**GIVEN RECORDS:**

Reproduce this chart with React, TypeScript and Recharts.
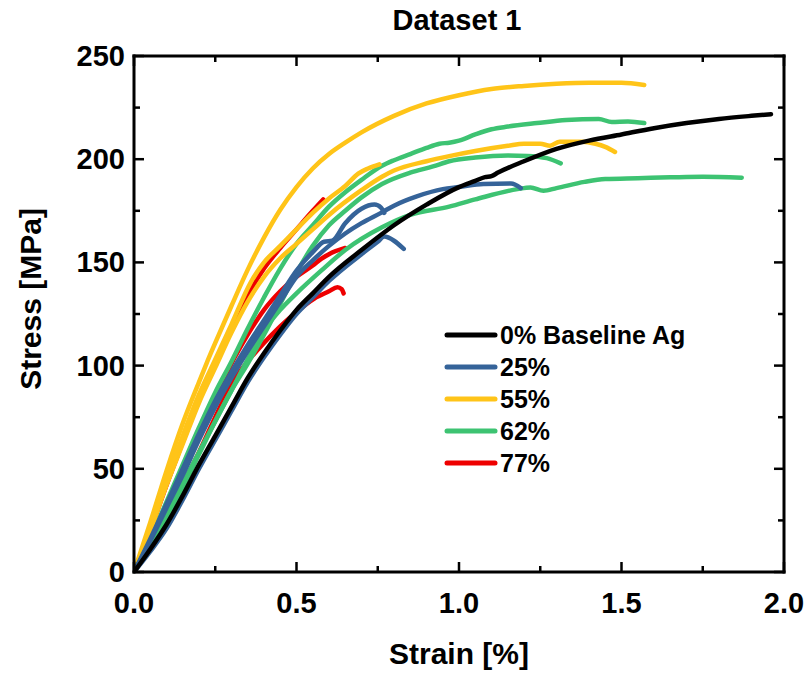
import { LineChart, Line, XAxis, YAxis, Legend } from "recharts";

const BLACK = "#000000";
const BLUE = "#356399";
const YELLOW = "#FFC418";
const GREEN = "#3DC372";
const RED = "#EE0000";

const FONT = "'Liberation Sans', Arial, Helvetica, sans-serif";

const xTicks = [0, 0.25, 0.5, 0.75, 1, 1.25, 1.5, 1.75, 2];
const yTicks = [0, 25, 50, 75, 100, 125, 150, 175, 200, 225, 250];

// 0% Baseline Ag
const baseStrain = [0, 0.05, 0.1, 0.15, 0.2, 0.25, 0.3, 0.35, 0.4, 0.45, 0.5, 0.55, 0.6, 0.7, 0.8, 0.9, 1.0, 1.05, 1.08, 1.1, 1.12, 1.2, 1.3, 1.4, 1.5, 1.6, 1.7, 1.8, 1.9, 1.96];
const baseStress = [0, 11, 23, 37, 52, 66, 80, 94, 106, 117, 127, 135, 143, 156, 168, 178, 186.5, 189.5, 191.3, 191.8, 193.5, 199, 205, 209, 212, 215, 217.5, 219.5, 221, 221.8];

// 25%
const b1Strain = [0, 0.05, 0.1, 0.15, 0.2, 0.25, 0.3, 0.35, 0.4, 0.45, 0.5, 0.55, 0.6, 0.65, 0.7, 0.76, 0.8, 0.87, 0.95, 1.0, 1.075, 1.16, 1.19];
const b1Stress = [0, 15, 31, 47, 64, 80, 94, 107, 119, 131, 143, 151, 158, 164, 169, 174, 177.5, 182, 185.5, 186.5, 188, 188.2, 186];
const b2Strain = [0, 0.05, 0.1, 0.15, 0.2, 0.25, 0.3, 0.35, 0.4, 0.45, 0.5, 0.55, 0.6, 0.7, 0.75, 0.77, 0.8, 0.83];
const b2Stress = [0, 10, 21, 35, 50, 64, 78, 92, 104, 115, 125, 133, 141, 154, 160, 162.5, 160.5, 156.5];
const b3Strain = [0, 0.05, 0.1, 0.15, 0.2, 0.25, 0.3, 0.35, 0.4, 0.45, 0.5, 0.55, 0.585, 0.61, 0.65, 0.7, 0.74, 0.76, 0.77];
const b3Stress = [0, 16, 33, 50, 67, 83, 97, 110, 122, 134, 146, 155, 160, 160.5, 169, 176, 178, 176.5, 174];

// 55%
const y1Strain = [0, 0.05, 0.1, 0.15, 0.2, 0.223, 0.25, 0.3, 0.35, 0.4, 0.45, 0.5, 0.55, 0.6, 0.65, 0.7, 0.8, 0.9, 1.0, 1.1, 1.2, 1.3, 1.4, 1.5, 1.57];
const y1Stress = [0, 24, 49, 72, 92, 101, 111, 129, 146.5, 162, 175.5, 186.5, 195.5, 202.5, 208, 213, 221, 227, 231, 234, 235.5, 236.5, 237, 237, 236];
const y2Strain = [0, 0.05, 0.1, 0.15, 0.2, 0.25, 0.3, 0.35, 0.4, 0.45, 0.5, 0.55, 0.6, 0.7, 0.763, 0.8, 0.9, 0.97, 1.05, 1.15, 1.2, 1.25, 1.28, 1.31, 1.38, 1.42, 1.45, 1.48];
const y2Stress = [0, 20, 42, 62, 82, 99, 116, 131, 143, 152, 159, 166, 173, 185, 191.5, 194.5, 199, 201.5, 204, 206.5, 207.5, 207.5, 206.5, 208.5, 208.5, 207.5, 206, 203.5];
const y3Strain = [0, 0.05, 0.1, 0.15, 0.2, 0.25, 0.3, 0.358, 0.4, 0.45, 0.5, 0.55, 0.6, 0.65, 0.69, 0.72, 0.755];
const y3Stress = [0, 21, 44, 66, 86, 103, 120, 140, 150, 158, 166, 174, 181, 187, 193, 195.5, 197.5];

// 62%
const g1Strain = [0, 0.05, 0.1, 0.15, 0.2, 0.25, 0.3, 0.35, 0.4, 0.45, 0.5, 0.55, 0.6, 0.65, 0.7, 0.763, 0.8, 0.85, 0.9, 0.94, 0.97, 1.0, 1.05, 1.1, 1.15, 1.24, 1.33, 1.43, 1.47, 1.52, 1.57];
const g1Stress = [0, 16, 34, 52, 70, 87, 102, 118, 133, 147, 159, 168, 177, 184, 190, 196.8, 199.5, 202.5, 205.5, 207.5, 208, 209, 212, 214.5, 215.8, 217.5, 219, 219.5, 218, 218.3, 217.5];
const g2Strain = [0, 0.05, 0.1, 0.15, 0.2, 0.25, 0.3, 0.35, 0.4, 0.45, 0.5, 0.55, 0.6, 0.65, 0.7, 0.763, 0.85, 0.92, 0.97, 1.05, 1.15, 1.21, 1.27, 1.313];
const g2Stress = [0, 13, 28, 43, 58, 73, 88, 101, 115, 130, 145, 158, 168, 175, 181.5, 188, 193.5, 196.5, 199, 200.8, 201.8, 201.6, 200.5, 198];
const g3Strain = [0, 0.05, 0.1, 0.15, 0.2, 0.25, 0.3, 0.35, 0.4, 0.45, 0.5, 0.576, 0.65, 0.763, 0.85, 0.97, 1.05, 1.18, 1.22, 1.26, 1.3, 1.386, 1.45, 1.55, 1.65, 1.75, 1.87];
const g3Stress = [0, 12, 26, 41, 57, 73, 88, 103, 117, 127, 135, 146, 156, 167, 173, 177, 180.5, 185.5, 186.3, 184.7, 186, 189, 190.4, 190.8, 191.2, 191.5, 191];

// 77%
const r1Strain = [0, 0.05, 0.1, 0.15, 0.2, 0.25, 0.3, 0.35, 0.4, 0.45, 0.5, 0.555, 0.6, 0.626, 0.639, 0.645];
const r1Stress = [0, 12, 26, 42, 58, 75, 91, 102, 111, 119, 126, 132.5, 136, 138, 137, 135];
const r2Strain = [0, 0.05, 0.1, 0.15, 0.2, 0.25, 0.3, 0.35, 0.4, 0.45, 0.5, 0.55, 0.582];
const r2Stress = [0, 20, 42, 63, 83, 101, 118, 134, 147, 157, 166, 175, 180.5];
const r3Strain = [0, 0.05, 0.1, 0.15, 0.2, 0.25, 0.3, 0.35, 0.4, 0.45, 0.5, 0.55, 0.576, 0.6, 0.65];
const r3Stress = [0, 14, 30, 48, 66, 84, 101, 115, 127, 136, 143, 148.5, 151.7, 154, 157];

const toPoints = (xs: number[], ys: number[]) =>
  xs.map((strain, i) => ({ strain, stress: ys[i] }));

// drawn bottom to top: red first, black last
const series = [
  { id: "r1", color: RED, points: toPoints(r1Strain, r1Stress) },
  { id: "r2", color: RED, points: toPoints(r2Strain, r2Stress) },
  { id: "r3", color: RED, points: toPoints(r3Strain, r3Stress) },
  { id: "g1", color: GREEN, points: toPoints(g1Strain, g1Stress) },
  { id: "g2", color: GREEN, points: toPoints(g2Strain, g2Stress) },
  { id: "g3", color: GREEN, points: toPoints(g3Strain, g3Stress) },
  { id: "y1", color: YELLOW, points: toPoints(y1Strain, y1Stress) },
  { id: "y2", color: YELLOW, points: toPoints(y2Strain, y2Stress) },
  { id: "y3", color: YELLOW, points: toPoints(y3Strain, y3Stress) },
  { id: "b1", color: BLUE, points: toPoints(b1Strain, b1Stress) },
  { id: "b2", color: BLUE, points: toPoints(b2Strain, b2Stress) },
  { id: "b3", color: BLUE, points: toPoints(b3Strain, b3Stress) },
  { id: "base", color: BLACK, points: toPoints(baseStrain, baseStress) },
];

const legendItems = [
  { label: "0% Baseline Ag", color: BLACK },
  { label: "25%", color: BLUE },
  { label: "55%", color: YELLOW },
  { label: "62%", color: GREEN },
  { label: "77%", color: RED },
];

const isMajor = (v: number, step: number) =>
  Math.abs(v / step - Math.round(v / step)) < 1e-6;

const tickText = {
  fontFamily: FONT,
  fontWeight: 700,
  fontSize: 29,
  fill: "#000",
};

const BottomTick = ({ x, y, payload }: any) => {
  const major = isMajor(payload.value, 0.5);
  return (
    <g>
      <line x1={x} x2={x} y1={y} y2={y - (major ? 10 : 6)} stroke="#000" strokeWidth={2.5} />
      {major && (
        <text x={x} y={y + 41} textAnchor="middle" style={tickText}>
          {payload.value.toFixed(1)}
        </text>
      )}
    </g>
  );
};

const TopTick = ({ x, y, payload }: any) => {
  const major = isMajor(payload.value, 0.5);
  return <line x1={x} x2={x} y1={y} y2={y + (major ? 10 : 6)} stroke="#000" strokeWidth={2.5} />;
};

const LeftTick = ({ x, y, payload }: any) => {
  const major = isMajor(payload.value, 50);
  return (
    <g>
      <line x1={x} x2={x + (major ? 10 : 6)} y1={y} y2={y} stroke="#000" strokeWidth={2.5} />
      {major && (
        <text x={x - 9} y={y + 10} textAnchor="end" style={tickText}>
          {payload.value}
        </text>
      )}
    </g>
  );
};

const RightTick = ({ x, y, payload }: any) => {
  const major = isMajor(payload.value, 50);
  return <line x1={x} x2={x - (major ? 10 : 6)} y1={y} y2={y} stroke="#000" strokeWidth={2.5} />;
};

const labelText = {
  fontFamily: FONT,
  fontWeight: 700,
  fill: "#000",
};

const renderLegend = () => (
  <div style={{ fontFamily: FONT, fontWeight: 700, fontSize: 25, color: "#000" }}>
    {legendItems.map((item) => (
      <div key={item.label} style={{ display: "flex", alignItems: "center", height: 32 }}>
        <svg width={56} height={10} style={{ display: "block" }}>
          <line x1={3} x2={51} y1={5} y2={5} stroke={item.color} strokeWidth={5} strokeLinecap="round" />
        </svg>
        <span style={{ lineHeight: "32px", whiteSpace: "nowrap" }}>{item.label}</span>
      </div>
    ))}
  </div>
);

const axisLine = { stroke: "#000", strokeWidth: 3, strokeLinecap: "square" as const };

export default function App() {
  return (
    <div style={{ position: "absolute", left: 0, top: 0, width: 804, height: 673, background: "#fff" }}>
      <LineChart width={804} height={673} margin={{ top: 55, right: 19, bottom: 100, left: 133 }}>
        <XAxis
          xAxisId="bottom"
          type="number"
          dataKey="strain"
          domain={[0, 2]}
          ticks={xTicks}
          interval={0}
          height={1}
          tickSize={0}
          tickMargin={0}
          tickLine={false}
          tick={<BottomTick />}
          axisLine={axisLine}
          allowDataOverflow
          label={{
            content: ({ viewBox }: any) => (
              <text x={viewBox.x + viewBox.width / 2} y={viewBox.y + 92} textAnchor="middle" style={{ ...labelText, fontSize: 30 }}>
                Strain [%]
              </text>
            ),
          }}
        />
        <XAxis
          xAxisId="top"
          orientation="top"
          type="number"
          dataKey="strain"
          domain={[0, 2]}
          ticks={xTicks}
          interval={0}
          height={1}
          tickSize={0}
          tickMargin={0}
          tickLine={false}
          tick={<TopTick />}
          axisLine={axisLine}
          allowDataOverflow
          label={{
            content: ({ viewBox }: any) => (
              <text x={viewBox.x + viewBox.width / 2 - 2} y={viewBox.y - 25} textAnchor="middle" style={{ ...labelText, fontSize: 29 }}>
                Dataset 1
              </text>
            ),
          }}
        />
        <YAxis
          yAxisId="left"
          type="number"
          domain={[0, 250]}
          ticks={yTicks}
          interval={0}
          width={1}
          tickSize={0}
          tickMargin={0}
          tickLine={false}
          tick={<LeftTick />}
          axisLine={axisLine}
          allowDataOverflow
          label={{
            content: ({ viewBox }: any) => {
              const cx = viewBox.x - 92;
              const cy = viewBox.y + viewBox.height / 2 - 15;
              return (
                <text x={cx} y={cy} transform={`rotate(-90 ${cx} ${cy})`} textAnchor="middle" style={{ ...labelText, fontSize: 30 }}>
                  Stress [MPa]
                </text>
              );
            },
          }}
        />
        <YAxis
          yAxisId="right"
          orientation="right"
          type="number"
          domain={[0, 250]}
          ticks={yTicks}
          interval={0}
          width={1}
          tickSize={0}
          tickMargin={0}
          tickLine={false}
          tick={<RightTick />}
          axisLine={axisLine}
          allowDataOverflow
        />
        {series.map((s) => (
          <Line
            key={s.id}
            xAxisId="bottom"
            yAxisId="left"
            data={s.points}
            dataKey="stress"
            type="monotoneX"
            stroke={s.color}
            strokeWidth={4.5}
            strokeLinecap="round"
            strokeLinejoin="round"
            dot={false}
            activeDot={false}
            isAnimationActive={false}
          />
        ))}
        <Legend
          layout="vertical"
          align="center"
          verticalAlign="middle"
          content={renderLegend}
          wrapperStyle={{ left: 444, top: 319, width: 320 }}
        />
      </LineChart>
    </div>
  );
}
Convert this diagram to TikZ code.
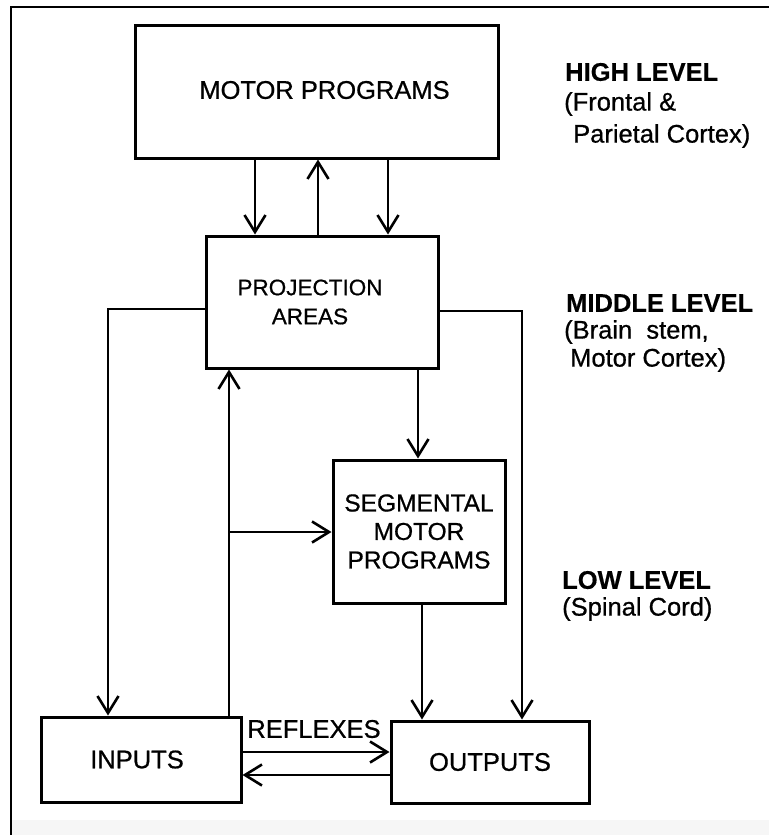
\documentclass[tikz,border=0pt]{standalone}
\usepackage{fontspec}
\setmainfont{Liberation Sans}
\newfontfamily\medfont{Liberation Sans}[BoldFont=Liberation Sans, BoldFeatures={FakeBold=0.7}]
\newfontfamily\heavyfont{Liberation Sans Bold}[BoldFont=Liberation Sans Bold, BoldFeatures={FakeBold=0.4}]
\usetikzlibrary{arrows.meta}
\definecolor{stripgray}{RGB}{246,246,246}
\tikzset{
  box/.style={draw=black, line width=3pt, rectangle, inner sep=0pt, fill=white},
  lbl/.style={font=\medfont\bfseries\fontsize{25.5}{30}\selectfont, inner sep=0pt},
  plbl/.style={font=\medfont\bfseries\fontsize{22.5}{29}\selectfont, inner sep=0pt, align=center},
  lvl/.style={font=\heavyfont\bfseries\fontsize{25.5}{30}\selectfont, inner sep=0pt, anchor=west},
  sub/.style={font=\medfont\bfseries\fontsize{25.5}{30}\selectfont, inner sep=0pt, anchor=west},
  conn/.style={draw=black, line width=2.9pt},
  thin/.style={draw=black, line width=2.2pt},
  arr/.style={-{Straight Barb[length=17pt, width=21pt, line width=2.6pt]}}
}
\begin{document}
\begin{tikzpicture}[x=1pt, y=-1pt]
\useasboundingbox (0,0) rectangle (769,835);
\fill[white] (0,0) rectangle (769,835);
\fill[stripgray] (11,820) rectangle (769,835);
\draw[line width=2pt] (11,835) -- (11,7) -- (769,7);

% boxes
\node[box, minimum width=363pt, minimum height=133pt,
      label={[lbl, xshift=8pt, yshift=1.5pt]center:MOTOR PROGRAMS}] (motor) at (316.5,91.5) {};
\node[box, minimum width=232pt, minimum height=132pt,
      label={[plbl, xshift=-12pt, yshift=0pt]center:PROJECTION\\AREAS}] (proj) at (322,302) {};
\node[box, minimum width=172pt, minimum height=143pt, lbl, align=center,
      font=\medfont\bfseries\fontsize{24.5}{28.5}\selectfont] (seg) at (419,531.5) {SEGMENTAL\\MOTOR\\PROGRAMS};
\node[box, minimum width=200pt, minimum height=85pt, lbl] (inputs) at (141,759.5) {\hspace{-8pt}INPUTS};
\node[box, minimum width=198pt, minimum height=82pt, lbl] (outputs) at (490,762) {OUTPUTS};

% routing coordinates
\coordinate (xa) at (255,0);
\coordinate (xb) at (318,0);
\coordinate (xc) at (388,0);
\coordinate (xd) at (418,0);
\coordinate (xe) at (422,0);
\coordinate (xf) at (229,0);
\coordinate (lcorner) at (108,309);
\coordinate (rcorner) at (522,311);
\coordinate (branch) at (229,532);
\coordinate (ya) at (0,752);
\coordinate (yb) at (0,775);

% connectors between motor programs and projection areas
\draw[conn, arr] (motor.south -| xa) -- (proj.north -| xa);
\draw[conn, arr] (proj.north -| xb) -- (motor.south -| xb);
\draw[conn, arr] (motor.south -| xc) -- (proj.north -| xc);

% projection areas to inputs / outputs
\draw[conn, arr] (proj.west |- lcorner) -- (lcorner) -- (inputs.north -| lcorner);
\draw[conn, arr] (proj.east |- rcorner) -- (rcorner) -- (outputs.north -| rcorner);

% projection areas to segmental
\draw[conn, arr] (proj.south -| xd) -- (seg.north -| xd);

% inputs up to projection, branch to segmental
\draw[thin, arr] (inputs.north -| xf) -- (proj.south -| xf);
\draw[thin, arr] (branch) -- (seg.west |- branch);

% segmental to outputs
\draw[conn, arr] (seg.south -| xe) -- (outputs.north -| xe);

% reflexes
\draw[conn, arr] (inputs.east |- ya) -- (outputs.west |- ya);
\draw[conn, arr] (outputs.west |- yb) -- (inputs.east |- yb);
\node[lbl] (reflex) at (314,729) {REFLEXES};

% level labels
\node[lvl] (high) at (565,72) {HIGH LEVEL};
\node[sub] (highA) at (564,104) {(Frontal \&};
\node[sub] (highB) at (573,136) {Parietal Cortex)};

\node[lvl] (mid) at (566,303) {MIDDLE LEVEL};
\node[sub] (midA) at (564,332) {(Brain\ \ stem,};
\node[sub] (midB) at (570,360) {Motor Cortex)};

\node[lvl] (low) at (562,580) {LOW LEVEL};
\node[sub] (lowA) at (562,609) {(Spinal Cord)};
\end{tikzpicture}
\end{document}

**TASK GOAL:** Scan the listing above for the word "this" and show each line where it is found.

**EXERCISE RESPONSE:**
Reproduce this chart with React, TypeScript and Recharts.
Convert this diagram to TikZ code.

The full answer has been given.